PTSB agree complex deal to shift €1.3bn of mortgages from bank into 'securitisation'
More than 6,000 borrowers affected; almost all debt is secured on the borrowers' primary homes
Permanent TSB has agreed a complex deal to shift €1.3bn of mortgages out of the bank and into a so called securitisation, despite the borrowers having previously agreed restructuring deals with the largely State owned bank.
All told, about 6,272 borrowers are affected. Almost all of the debt is secured on the borrowers primary homes.
It includes thousands of so called split mortgages – where the borrower and bank agreed that part of the debt would be serviced and the rest parked for an agreed period.
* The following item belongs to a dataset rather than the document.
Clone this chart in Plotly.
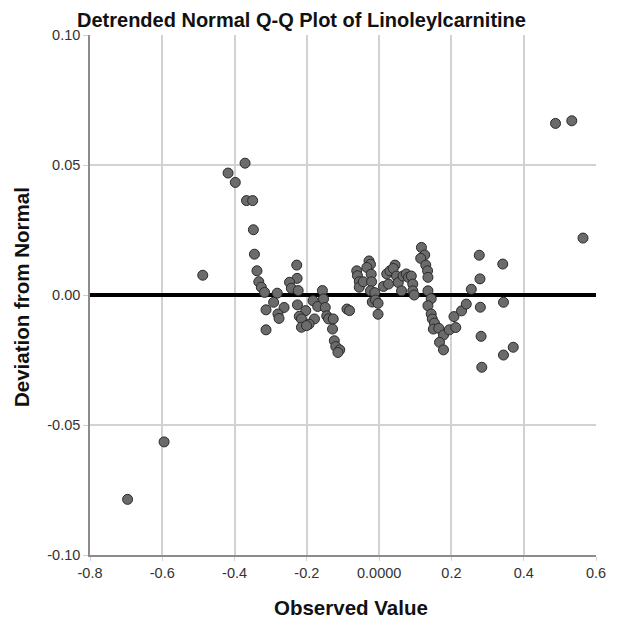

The bank says that the terms of the existing restructuring arrangements will not change, but the mass hand over of home-loans whose borrowers engaged with their lender after getting into arrears is sure to be highly controversial.
The bank had stripped the same loans out of an earlier loan sale, after a political back lash, however it is under intense pressure from regulators at the European Central Bank (ECB) to slash its stock of impaired loans towards the euro are average of 4pc.
Under the deal announced by Permanent TSB the loans will be managed by Pepper after a transfer date pencilled in for around six months from now.
Ahead of the new deal, 16pc of Permanent TSB’s loans were classed as impaired. It will now fall to 10pc.